**What this task involves:** Each line in the material below, starting at the one with "What Apache ECharts" and ending at the one with "const legendTitle = 'An", is to be reproduced exactly; no picture is to be copied.

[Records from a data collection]

************

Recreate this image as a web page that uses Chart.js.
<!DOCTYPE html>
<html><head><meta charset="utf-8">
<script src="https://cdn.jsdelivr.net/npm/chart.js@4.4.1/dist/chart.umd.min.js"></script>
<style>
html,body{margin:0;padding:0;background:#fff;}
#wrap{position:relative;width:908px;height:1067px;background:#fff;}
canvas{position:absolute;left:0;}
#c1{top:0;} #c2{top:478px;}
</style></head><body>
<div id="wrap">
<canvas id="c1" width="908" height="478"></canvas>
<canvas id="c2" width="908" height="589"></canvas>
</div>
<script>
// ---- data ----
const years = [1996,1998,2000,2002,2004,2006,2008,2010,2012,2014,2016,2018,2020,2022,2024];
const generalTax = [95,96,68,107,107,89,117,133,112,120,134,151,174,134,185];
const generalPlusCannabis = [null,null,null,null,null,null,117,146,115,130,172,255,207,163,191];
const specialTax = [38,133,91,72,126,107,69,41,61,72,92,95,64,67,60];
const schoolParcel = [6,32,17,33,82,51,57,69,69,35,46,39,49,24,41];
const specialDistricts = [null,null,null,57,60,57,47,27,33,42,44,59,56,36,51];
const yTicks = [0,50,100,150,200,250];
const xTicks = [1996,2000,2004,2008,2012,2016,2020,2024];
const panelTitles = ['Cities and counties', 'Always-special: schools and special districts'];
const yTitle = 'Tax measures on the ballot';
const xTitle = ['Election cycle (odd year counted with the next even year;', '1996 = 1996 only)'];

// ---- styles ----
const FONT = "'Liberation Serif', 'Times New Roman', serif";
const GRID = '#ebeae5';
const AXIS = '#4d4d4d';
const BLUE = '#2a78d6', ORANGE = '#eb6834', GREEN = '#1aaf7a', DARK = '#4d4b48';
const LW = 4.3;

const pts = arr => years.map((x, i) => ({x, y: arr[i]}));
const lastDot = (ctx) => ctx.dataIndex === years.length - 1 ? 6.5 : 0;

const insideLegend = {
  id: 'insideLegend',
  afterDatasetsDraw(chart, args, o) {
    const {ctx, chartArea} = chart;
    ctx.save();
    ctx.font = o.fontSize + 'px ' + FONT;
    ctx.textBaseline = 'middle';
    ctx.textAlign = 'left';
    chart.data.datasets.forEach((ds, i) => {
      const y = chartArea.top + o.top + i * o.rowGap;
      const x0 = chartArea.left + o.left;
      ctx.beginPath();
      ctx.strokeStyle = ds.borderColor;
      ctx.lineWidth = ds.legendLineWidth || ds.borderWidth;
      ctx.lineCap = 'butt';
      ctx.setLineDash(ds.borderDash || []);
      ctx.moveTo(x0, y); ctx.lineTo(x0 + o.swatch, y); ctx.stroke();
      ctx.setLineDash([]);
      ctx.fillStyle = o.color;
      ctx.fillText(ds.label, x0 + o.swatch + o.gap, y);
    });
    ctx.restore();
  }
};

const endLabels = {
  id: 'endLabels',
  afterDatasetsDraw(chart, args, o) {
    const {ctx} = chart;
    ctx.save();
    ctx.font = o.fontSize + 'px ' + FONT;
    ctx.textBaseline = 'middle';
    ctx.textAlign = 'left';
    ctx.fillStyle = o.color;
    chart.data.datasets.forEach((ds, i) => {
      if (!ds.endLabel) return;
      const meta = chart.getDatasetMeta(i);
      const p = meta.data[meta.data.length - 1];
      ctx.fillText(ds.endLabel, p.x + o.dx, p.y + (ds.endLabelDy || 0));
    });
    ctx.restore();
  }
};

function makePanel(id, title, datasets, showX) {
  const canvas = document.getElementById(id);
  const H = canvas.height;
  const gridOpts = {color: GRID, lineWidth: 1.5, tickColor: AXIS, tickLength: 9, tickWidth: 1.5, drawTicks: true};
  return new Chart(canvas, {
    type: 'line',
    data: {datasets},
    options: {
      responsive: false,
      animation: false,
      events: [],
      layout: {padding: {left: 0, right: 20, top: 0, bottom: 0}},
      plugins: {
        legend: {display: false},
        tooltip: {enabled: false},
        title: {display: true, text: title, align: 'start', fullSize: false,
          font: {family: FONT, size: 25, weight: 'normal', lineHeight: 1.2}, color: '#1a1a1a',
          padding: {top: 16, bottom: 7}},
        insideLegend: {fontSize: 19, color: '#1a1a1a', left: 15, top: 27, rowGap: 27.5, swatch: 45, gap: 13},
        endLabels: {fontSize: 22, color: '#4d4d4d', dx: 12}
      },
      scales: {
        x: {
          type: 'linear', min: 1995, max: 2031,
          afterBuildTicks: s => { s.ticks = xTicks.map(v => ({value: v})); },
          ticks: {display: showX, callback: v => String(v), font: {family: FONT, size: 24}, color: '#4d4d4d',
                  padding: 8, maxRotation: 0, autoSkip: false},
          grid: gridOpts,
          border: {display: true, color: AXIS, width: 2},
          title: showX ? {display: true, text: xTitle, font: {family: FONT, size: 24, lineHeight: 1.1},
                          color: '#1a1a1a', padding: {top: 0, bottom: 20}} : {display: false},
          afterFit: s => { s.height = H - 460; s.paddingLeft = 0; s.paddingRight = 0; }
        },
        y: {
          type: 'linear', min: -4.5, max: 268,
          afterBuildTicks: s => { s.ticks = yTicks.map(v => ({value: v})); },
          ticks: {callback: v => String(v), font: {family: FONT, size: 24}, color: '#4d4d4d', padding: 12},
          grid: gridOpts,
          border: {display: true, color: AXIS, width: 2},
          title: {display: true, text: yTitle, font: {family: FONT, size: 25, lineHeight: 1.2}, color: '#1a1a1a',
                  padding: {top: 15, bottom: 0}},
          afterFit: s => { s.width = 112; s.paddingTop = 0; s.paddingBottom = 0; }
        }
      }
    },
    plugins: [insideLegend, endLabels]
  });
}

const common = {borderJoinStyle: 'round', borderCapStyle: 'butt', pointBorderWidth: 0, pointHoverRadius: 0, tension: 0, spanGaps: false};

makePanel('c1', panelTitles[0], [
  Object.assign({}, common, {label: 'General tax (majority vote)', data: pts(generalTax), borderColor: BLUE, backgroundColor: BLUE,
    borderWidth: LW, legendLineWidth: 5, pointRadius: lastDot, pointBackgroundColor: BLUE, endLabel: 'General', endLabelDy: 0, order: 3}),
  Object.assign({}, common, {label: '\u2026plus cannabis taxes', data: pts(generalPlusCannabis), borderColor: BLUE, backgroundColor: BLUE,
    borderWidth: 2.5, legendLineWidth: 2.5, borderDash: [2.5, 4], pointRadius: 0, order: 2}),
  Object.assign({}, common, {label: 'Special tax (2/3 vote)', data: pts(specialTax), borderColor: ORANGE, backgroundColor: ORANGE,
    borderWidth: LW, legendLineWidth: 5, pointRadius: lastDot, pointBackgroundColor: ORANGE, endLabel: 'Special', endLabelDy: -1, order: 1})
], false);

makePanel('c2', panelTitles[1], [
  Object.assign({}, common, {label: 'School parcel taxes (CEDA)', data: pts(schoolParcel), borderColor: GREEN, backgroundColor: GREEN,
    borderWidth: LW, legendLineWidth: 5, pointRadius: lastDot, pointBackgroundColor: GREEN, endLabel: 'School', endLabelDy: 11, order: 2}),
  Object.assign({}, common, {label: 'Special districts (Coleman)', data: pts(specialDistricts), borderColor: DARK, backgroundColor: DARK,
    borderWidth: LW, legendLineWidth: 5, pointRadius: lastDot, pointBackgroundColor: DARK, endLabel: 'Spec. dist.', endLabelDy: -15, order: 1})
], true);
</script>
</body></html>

************

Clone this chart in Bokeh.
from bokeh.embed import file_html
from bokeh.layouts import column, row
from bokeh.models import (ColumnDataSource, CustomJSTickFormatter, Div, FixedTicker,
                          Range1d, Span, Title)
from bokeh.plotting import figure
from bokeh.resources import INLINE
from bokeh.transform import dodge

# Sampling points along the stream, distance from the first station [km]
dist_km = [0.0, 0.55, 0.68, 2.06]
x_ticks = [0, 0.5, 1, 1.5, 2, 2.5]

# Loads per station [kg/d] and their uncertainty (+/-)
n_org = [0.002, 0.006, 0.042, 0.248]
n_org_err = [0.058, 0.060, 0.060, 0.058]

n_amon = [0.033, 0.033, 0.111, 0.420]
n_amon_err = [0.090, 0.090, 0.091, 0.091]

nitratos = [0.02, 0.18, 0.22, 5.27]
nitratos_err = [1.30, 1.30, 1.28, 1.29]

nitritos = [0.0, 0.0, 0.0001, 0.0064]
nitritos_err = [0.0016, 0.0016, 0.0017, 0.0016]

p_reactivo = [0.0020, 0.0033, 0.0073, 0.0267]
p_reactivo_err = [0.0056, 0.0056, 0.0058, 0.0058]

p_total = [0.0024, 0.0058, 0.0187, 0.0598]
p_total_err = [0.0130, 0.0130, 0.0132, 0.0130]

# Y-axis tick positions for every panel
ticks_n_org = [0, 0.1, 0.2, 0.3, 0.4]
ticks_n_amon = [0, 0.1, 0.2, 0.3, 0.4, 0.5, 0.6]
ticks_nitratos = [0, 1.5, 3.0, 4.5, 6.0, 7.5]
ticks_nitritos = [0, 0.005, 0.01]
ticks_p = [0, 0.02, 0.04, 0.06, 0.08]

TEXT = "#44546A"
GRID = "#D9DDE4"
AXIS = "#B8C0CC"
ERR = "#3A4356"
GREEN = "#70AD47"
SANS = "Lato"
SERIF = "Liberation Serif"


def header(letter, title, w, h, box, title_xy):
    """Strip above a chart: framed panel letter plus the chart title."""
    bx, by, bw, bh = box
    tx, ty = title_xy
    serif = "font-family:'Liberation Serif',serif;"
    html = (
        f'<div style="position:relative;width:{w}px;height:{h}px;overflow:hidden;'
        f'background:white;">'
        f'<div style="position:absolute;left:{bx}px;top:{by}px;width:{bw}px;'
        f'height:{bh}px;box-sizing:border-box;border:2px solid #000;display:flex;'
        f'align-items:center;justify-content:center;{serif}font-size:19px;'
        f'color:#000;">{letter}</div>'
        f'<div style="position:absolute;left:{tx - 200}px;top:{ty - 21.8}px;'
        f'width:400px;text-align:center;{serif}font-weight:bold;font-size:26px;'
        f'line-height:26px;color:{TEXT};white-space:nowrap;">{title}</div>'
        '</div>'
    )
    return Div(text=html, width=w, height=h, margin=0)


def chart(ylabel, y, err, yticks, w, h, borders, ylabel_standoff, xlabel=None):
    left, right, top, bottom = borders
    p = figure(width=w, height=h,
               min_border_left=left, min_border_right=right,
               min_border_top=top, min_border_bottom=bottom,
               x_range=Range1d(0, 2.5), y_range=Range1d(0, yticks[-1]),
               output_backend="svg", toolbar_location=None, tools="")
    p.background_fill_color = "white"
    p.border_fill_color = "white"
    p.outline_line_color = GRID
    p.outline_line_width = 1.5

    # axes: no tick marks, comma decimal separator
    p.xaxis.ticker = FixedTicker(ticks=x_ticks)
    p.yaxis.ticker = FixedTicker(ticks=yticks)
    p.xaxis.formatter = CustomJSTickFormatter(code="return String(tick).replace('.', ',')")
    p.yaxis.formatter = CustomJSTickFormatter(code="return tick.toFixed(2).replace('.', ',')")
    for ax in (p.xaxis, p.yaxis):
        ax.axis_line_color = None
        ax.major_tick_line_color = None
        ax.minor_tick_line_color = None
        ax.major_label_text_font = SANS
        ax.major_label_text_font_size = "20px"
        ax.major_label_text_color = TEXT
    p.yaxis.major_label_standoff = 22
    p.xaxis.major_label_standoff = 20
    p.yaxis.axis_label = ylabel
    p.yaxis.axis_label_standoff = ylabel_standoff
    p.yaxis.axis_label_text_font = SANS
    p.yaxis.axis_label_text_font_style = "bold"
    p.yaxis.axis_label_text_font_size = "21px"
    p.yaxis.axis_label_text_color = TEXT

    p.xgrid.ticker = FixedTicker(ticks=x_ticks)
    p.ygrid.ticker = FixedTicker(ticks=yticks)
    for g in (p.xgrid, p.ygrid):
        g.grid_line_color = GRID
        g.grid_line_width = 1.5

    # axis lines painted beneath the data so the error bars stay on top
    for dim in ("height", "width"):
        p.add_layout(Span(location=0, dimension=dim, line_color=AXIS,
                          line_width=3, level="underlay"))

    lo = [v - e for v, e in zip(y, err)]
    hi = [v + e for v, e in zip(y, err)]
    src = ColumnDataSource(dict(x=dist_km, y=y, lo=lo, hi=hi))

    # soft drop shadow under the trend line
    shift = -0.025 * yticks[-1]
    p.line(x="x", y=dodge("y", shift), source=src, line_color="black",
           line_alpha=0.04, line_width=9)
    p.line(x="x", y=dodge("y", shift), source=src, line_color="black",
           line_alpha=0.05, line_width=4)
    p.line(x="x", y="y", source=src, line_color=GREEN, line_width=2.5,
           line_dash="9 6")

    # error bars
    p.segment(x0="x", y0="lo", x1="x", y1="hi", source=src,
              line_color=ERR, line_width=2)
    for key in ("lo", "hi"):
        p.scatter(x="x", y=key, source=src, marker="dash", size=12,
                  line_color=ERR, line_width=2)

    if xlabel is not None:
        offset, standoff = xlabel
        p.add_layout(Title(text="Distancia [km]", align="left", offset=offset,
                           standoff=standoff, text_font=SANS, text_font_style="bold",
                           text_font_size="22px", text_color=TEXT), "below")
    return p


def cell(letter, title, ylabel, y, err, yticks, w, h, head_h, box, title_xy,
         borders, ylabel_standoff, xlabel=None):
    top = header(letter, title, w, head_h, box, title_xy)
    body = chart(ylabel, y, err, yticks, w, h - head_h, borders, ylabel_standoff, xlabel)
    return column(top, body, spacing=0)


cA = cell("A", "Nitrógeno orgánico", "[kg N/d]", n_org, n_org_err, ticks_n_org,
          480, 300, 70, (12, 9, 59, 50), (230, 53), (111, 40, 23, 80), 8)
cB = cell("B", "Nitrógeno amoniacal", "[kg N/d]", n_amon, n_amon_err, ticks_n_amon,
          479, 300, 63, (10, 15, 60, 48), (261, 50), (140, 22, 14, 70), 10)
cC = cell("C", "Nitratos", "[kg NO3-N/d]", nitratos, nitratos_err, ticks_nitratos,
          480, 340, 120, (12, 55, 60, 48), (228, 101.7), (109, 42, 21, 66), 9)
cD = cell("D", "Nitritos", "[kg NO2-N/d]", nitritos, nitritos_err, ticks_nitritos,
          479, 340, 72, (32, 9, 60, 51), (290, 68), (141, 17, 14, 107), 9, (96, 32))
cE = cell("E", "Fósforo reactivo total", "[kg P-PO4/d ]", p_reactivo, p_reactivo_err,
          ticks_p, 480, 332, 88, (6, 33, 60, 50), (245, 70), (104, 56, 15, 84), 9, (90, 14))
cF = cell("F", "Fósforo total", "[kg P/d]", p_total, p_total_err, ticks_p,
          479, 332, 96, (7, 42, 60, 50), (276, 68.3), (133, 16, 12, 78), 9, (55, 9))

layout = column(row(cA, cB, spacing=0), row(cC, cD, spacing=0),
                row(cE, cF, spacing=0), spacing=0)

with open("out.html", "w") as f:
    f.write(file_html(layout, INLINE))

************

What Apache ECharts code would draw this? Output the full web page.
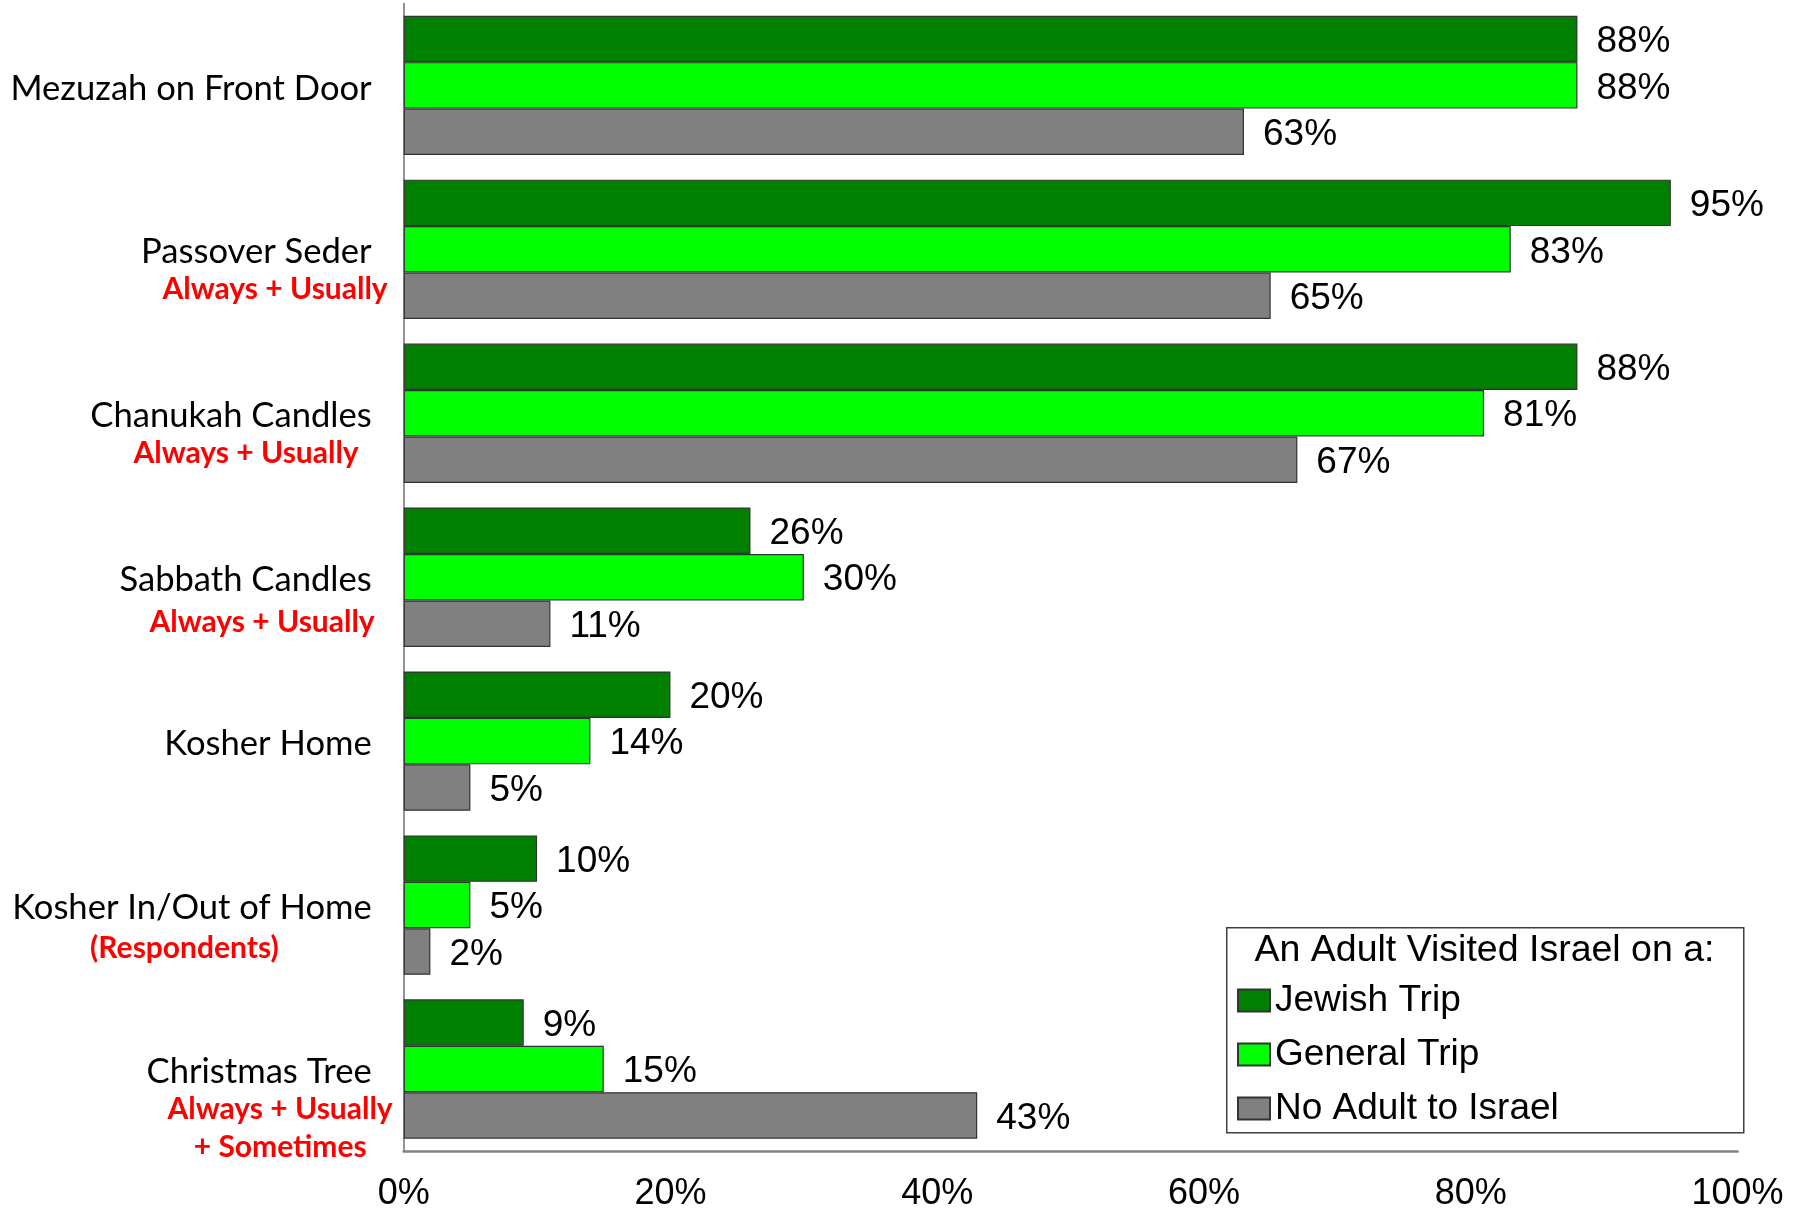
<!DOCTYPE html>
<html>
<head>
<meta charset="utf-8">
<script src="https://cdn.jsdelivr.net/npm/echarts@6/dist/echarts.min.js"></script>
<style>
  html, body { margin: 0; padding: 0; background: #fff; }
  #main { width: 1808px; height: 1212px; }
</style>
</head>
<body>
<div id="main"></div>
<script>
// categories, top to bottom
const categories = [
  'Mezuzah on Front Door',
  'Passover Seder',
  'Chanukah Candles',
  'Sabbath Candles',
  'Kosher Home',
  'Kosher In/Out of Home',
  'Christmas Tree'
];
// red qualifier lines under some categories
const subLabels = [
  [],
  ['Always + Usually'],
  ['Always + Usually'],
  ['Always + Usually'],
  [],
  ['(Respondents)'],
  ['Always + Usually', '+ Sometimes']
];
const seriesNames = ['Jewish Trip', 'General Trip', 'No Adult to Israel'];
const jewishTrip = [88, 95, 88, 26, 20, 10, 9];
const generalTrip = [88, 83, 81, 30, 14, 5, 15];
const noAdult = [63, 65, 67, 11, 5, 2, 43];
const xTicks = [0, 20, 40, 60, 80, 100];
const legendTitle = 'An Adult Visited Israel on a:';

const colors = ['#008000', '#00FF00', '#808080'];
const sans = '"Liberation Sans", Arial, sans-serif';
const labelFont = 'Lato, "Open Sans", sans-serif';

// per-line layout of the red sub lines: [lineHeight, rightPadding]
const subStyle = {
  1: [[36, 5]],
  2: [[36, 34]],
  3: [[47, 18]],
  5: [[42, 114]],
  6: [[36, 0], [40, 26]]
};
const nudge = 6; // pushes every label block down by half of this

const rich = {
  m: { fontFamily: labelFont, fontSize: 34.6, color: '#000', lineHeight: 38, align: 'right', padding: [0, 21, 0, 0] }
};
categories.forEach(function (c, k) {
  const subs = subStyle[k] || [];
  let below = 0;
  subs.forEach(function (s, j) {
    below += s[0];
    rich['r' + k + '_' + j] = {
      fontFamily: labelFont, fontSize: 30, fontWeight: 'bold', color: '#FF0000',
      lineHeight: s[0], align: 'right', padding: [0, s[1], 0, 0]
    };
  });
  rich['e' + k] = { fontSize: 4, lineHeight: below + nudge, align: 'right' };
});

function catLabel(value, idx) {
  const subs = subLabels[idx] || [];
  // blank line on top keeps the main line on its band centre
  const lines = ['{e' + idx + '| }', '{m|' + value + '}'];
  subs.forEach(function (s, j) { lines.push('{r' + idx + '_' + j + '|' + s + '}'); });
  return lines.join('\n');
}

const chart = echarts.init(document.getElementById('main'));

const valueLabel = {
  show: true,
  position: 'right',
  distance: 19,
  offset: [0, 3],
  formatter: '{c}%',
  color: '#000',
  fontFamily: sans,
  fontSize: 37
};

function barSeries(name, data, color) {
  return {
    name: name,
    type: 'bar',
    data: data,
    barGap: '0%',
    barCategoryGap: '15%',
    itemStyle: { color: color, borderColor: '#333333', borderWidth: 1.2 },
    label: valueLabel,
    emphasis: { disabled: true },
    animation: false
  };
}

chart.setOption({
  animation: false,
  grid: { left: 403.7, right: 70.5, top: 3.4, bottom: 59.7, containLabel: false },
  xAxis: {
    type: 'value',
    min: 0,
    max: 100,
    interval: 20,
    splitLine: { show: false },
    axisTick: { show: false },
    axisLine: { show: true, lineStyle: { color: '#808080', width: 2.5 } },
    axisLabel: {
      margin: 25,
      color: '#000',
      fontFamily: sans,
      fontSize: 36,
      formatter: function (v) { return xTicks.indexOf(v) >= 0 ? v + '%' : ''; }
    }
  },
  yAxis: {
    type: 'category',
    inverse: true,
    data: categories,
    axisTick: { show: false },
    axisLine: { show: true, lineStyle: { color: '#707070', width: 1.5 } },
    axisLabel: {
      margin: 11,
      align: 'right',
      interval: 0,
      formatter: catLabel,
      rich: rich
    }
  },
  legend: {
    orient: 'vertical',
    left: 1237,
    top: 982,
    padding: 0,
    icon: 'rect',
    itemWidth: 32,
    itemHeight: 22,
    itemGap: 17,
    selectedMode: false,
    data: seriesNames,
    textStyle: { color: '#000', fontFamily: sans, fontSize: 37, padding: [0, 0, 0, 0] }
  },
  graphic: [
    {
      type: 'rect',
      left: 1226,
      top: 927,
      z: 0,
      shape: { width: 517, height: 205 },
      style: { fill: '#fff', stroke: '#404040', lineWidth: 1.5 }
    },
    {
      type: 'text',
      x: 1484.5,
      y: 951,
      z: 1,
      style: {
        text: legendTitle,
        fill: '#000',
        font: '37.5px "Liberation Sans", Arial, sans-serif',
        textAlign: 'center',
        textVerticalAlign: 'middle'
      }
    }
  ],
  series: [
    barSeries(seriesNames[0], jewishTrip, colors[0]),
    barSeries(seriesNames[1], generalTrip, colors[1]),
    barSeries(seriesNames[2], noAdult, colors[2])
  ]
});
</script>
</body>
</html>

************

**Exercise result:**
What Apache ECharts code would draw this? Output the full web page.
<!DOCTYPE html>
<html>
<head>
<meta charset="utf-8">
<script src="https://cdn.jsdelivr.net/npm/echarts@6/dist/echarts.min.js"></script>
<style>
  html, body { margin: 0; padding: 0; background: #fff; }
  #main { width: 1808px; height: 1212px; }
</style>
</head>
<body>
<div id="main"></div>
<script>
// categories, top to bottom
const categories = [
  'Mezuzah on Front Door',
  'Passover Seder',
  'Chanukah Candles',
  'Sabbath Candles',
  'Kosher Home',
  'Kosher In/Out of Home',
  'Christmas Tree'
];
// red qualifier lines under some categories
const subLabels = [
  [],
  ['Always + Usually'],
  ['Always + Usually'],
  ['Always + Usually'],
  [],
  ['(Respondents)'],
  ['Always + Usually', '+ Sometimes']
];
const seriesNames = ['Jewish Trip', 'General Trip', 'No Adult to Israel'];
const jewishTrip = [88, 95, 88, 26, 20, 10, 9];
const generalTrip = [88, 83, 81, 30, 14, 5, 15];
const noAdult = [63, 65, 67, 11, 5, 2, 43];
const xTicks = [0, 20, 40, 60, 80, 100];
const legendTitle = 'An Adult Visited Israel on a:';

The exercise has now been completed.